Amtrak CEO Joe Boardman said the crash was Amtrak’s first in the Northeast Corridor in 28 years, during which time 300 million passengers had ridden its rails. He expects they’ll be able to do so again next week, starting with limited service between Philadelphia and New York on Monday.
“We’re really looking at full service by Tuesday,” Boardman said.
Official: Technology could have prevented crash
Tuesday night’s derailment was Amtrak’s ninth this year, according to the Federal Railroad Administration. But it’s not just Amtrak. The FRA notes, for example, there were 35 derailments nationwide on main railways in a single month, January 2014.
It happened again Thursday morning, when several cars from a cargo train jumped the track in Pittsburgh’s Hazelwood neighborhood, city spokesman Timothy McNulty said. That derailment was relatively minor: McNulty said there were “no passengers, no hazmat, no hazard.”
But incidents like the one in Philadelphia highlight questions about whether the nation’s rail infrastructure is adequate.
Transportation analyst Matthew L. Wald said the area where the train derailed Tuesday has had problems, calling it “an extremely heavily used stretch of track.” While acknowledging some rails need to be replaced and curves are worn, Boardman told CNN that, overall, the railway there is “in good condition.”

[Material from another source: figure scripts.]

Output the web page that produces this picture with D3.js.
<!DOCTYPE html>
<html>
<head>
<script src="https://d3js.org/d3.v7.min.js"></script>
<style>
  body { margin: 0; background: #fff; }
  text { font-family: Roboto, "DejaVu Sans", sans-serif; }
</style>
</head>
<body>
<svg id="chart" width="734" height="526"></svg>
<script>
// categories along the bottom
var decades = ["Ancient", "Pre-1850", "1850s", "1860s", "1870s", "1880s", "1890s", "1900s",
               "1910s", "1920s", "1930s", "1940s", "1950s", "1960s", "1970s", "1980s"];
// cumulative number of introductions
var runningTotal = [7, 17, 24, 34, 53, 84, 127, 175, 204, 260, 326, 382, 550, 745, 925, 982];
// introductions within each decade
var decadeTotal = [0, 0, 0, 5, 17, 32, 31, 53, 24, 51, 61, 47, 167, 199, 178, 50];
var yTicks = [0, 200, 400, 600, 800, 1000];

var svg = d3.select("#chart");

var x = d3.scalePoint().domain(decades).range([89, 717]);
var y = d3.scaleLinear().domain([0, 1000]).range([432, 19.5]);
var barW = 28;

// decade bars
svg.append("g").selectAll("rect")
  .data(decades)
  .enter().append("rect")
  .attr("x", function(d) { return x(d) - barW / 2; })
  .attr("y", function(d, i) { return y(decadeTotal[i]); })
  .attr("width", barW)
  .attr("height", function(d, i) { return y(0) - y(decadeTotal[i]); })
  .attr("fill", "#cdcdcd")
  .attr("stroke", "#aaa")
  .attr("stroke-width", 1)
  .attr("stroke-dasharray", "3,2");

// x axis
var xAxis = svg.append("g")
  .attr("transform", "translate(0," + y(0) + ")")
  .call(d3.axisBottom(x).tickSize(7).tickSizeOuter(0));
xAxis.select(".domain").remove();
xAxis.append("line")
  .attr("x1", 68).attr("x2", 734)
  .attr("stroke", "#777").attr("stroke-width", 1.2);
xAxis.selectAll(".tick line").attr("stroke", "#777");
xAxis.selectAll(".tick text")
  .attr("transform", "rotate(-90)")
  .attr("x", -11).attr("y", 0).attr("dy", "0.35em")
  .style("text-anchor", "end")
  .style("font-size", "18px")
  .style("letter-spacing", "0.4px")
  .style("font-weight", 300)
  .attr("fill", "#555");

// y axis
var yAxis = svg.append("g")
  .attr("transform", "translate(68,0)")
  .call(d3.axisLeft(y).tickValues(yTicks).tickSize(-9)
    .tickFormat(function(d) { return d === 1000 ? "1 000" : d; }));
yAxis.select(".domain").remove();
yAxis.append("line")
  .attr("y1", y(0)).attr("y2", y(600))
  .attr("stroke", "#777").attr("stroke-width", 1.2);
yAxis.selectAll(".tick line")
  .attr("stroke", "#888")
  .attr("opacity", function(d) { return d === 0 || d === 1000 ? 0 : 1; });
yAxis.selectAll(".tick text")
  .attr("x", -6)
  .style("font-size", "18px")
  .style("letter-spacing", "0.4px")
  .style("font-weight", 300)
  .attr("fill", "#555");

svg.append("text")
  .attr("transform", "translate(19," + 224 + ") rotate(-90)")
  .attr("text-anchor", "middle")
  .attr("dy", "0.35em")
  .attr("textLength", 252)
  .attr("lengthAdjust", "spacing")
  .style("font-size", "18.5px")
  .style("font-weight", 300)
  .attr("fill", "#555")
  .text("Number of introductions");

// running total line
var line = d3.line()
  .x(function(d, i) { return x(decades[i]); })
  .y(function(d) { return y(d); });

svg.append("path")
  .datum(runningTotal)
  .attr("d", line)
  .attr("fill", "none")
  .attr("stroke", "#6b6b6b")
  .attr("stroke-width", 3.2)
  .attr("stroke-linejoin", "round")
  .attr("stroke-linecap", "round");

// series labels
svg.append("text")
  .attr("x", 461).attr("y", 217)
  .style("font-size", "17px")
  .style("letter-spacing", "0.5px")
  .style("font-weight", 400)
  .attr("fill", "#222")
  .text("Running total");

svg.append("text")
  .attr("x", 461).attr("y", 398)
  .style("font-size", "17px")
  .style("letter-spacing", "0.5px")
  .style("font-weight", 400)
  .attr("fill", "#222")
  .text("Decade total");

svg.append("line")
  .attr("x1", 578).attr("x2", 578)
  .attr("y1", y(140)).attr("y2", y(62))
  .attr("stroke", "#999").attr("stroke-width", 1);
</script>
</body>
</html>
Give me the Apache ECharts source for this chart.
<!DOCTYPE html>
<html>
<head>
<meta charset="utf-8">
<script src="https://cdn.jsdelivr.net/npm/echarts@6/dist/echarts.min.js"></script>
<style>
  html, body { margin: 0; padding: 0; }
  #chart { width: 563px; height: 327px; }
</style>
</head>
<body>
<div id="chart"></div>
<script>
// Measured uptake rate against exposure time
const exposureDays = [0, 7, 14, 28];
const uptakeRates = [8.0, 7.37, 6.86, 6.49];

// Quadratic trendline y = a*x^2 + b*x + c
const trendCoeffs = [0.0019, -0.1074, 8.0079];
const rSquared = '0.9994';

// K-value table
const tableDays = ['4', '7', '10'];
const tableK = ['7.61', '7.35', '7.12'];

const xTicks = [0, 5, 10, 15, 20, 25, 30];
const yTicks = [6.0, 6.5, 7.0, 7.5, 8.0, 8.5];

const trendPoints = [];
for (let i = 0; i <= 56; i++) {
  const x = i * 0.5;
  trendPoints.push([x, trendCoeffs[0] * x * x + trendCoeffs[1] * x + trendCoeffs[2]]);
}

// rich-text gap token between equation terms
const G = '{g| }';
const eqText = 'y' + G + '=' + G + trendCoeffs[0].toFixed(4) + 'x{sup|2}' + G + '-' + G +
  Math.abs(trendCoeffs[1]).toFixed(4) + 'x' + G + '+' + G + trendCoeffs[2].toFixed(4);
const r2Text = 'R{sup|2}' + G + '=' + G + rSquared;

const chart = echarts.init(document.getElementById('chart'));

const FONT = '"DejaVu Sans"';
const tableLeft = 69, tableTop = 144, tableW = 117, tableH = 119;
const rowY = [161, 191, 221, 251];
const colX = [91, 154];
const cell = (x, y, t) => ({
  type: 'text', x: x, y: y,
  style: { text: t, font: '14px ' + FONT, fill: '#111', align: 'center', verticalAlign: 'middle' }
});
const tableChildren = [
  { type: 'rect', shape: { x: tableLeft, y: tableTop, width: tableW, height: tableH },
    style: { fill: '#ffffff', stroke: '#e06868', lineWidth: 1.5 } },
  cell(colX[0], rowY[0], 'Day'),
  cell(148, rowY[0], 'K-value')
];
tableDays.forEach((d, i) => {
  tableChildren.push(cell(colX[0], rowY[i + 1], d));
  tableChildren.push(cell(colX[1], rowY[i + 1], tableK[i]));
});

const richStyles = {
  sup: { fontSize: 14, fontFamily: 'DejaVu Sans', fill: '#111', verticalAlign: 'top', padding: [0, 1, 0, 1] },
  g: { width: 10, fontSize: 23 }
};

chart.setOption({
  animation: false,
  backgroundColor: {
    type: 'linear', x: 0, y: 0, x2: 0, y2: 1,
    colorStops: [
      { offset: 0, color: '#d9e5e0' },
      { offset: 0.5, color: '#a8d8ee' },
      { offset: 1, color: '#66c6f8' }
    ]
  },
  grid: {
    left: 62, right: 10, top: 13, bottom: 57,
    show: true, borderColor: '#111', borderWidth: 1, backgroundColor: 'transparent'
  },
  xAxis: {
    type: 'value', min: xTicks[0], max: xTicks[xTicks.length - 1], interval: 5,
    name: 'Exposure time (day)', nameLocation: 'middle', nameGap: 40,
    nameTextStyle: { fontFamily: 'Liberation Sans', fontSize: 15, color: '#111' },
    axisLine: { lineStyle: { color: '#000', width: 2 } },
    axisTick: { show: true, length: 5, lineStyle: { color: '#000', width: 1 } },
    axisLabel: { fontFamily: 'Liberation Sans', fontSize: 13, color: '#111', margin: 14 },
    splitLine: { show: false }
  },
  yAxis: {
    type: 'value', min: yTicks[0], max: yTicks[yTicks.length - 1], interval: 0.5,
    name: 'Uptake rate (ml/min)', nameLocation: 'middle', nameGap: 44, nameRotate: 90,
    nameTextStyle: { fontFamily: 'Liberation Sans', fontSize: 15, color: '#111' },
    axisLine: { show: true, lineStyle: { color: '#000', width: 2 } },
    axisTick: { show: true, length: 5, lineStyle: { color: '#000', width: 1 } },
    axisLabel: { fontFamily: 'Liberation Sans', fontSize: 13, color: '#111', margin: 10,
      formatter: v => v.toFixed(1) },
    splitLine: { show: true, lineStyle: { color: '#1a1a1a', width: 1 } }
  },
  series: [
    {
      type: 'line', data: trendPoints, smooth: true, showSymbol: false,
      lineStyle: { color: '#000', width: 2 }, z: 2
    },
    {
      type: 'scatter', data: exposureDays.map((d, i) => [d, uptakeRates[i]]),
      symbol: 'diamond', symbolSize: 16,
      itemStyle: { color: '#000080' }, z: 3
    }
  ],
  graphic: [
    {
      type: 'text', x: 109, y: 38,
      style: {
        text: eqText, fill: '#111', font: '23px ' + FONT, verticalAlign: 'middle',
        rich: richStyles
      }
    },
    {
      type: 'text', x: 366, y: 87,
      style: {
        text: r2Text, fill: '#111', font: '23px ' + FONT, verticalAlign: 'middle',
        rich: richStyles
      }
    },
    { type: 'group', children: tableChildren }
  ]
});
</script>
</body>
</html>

In addition to the track’s condition, there’s a matter of the technology tied to it. Many have noted this stretch did not have an automated speed control system called positive train control that could have overridden human errors and slowed the train down.
In 2008, Congress ordered the nation’s railroads to adopt positive train control by December 2015 — but it’s looking increasingly unlikely that the deadline will be met.
“We feel that had such a system been installed in this section of track,” NTSB board member Sumwalt said, “this accident would not have occurred.”
That will happen by year’s end, Amtrak’s Boardman pledged.
“We’re very close to being able to cut it in,” Boardman said, noting that such technology already exists elsewhere in the Amtrak system. “… We will complete this.”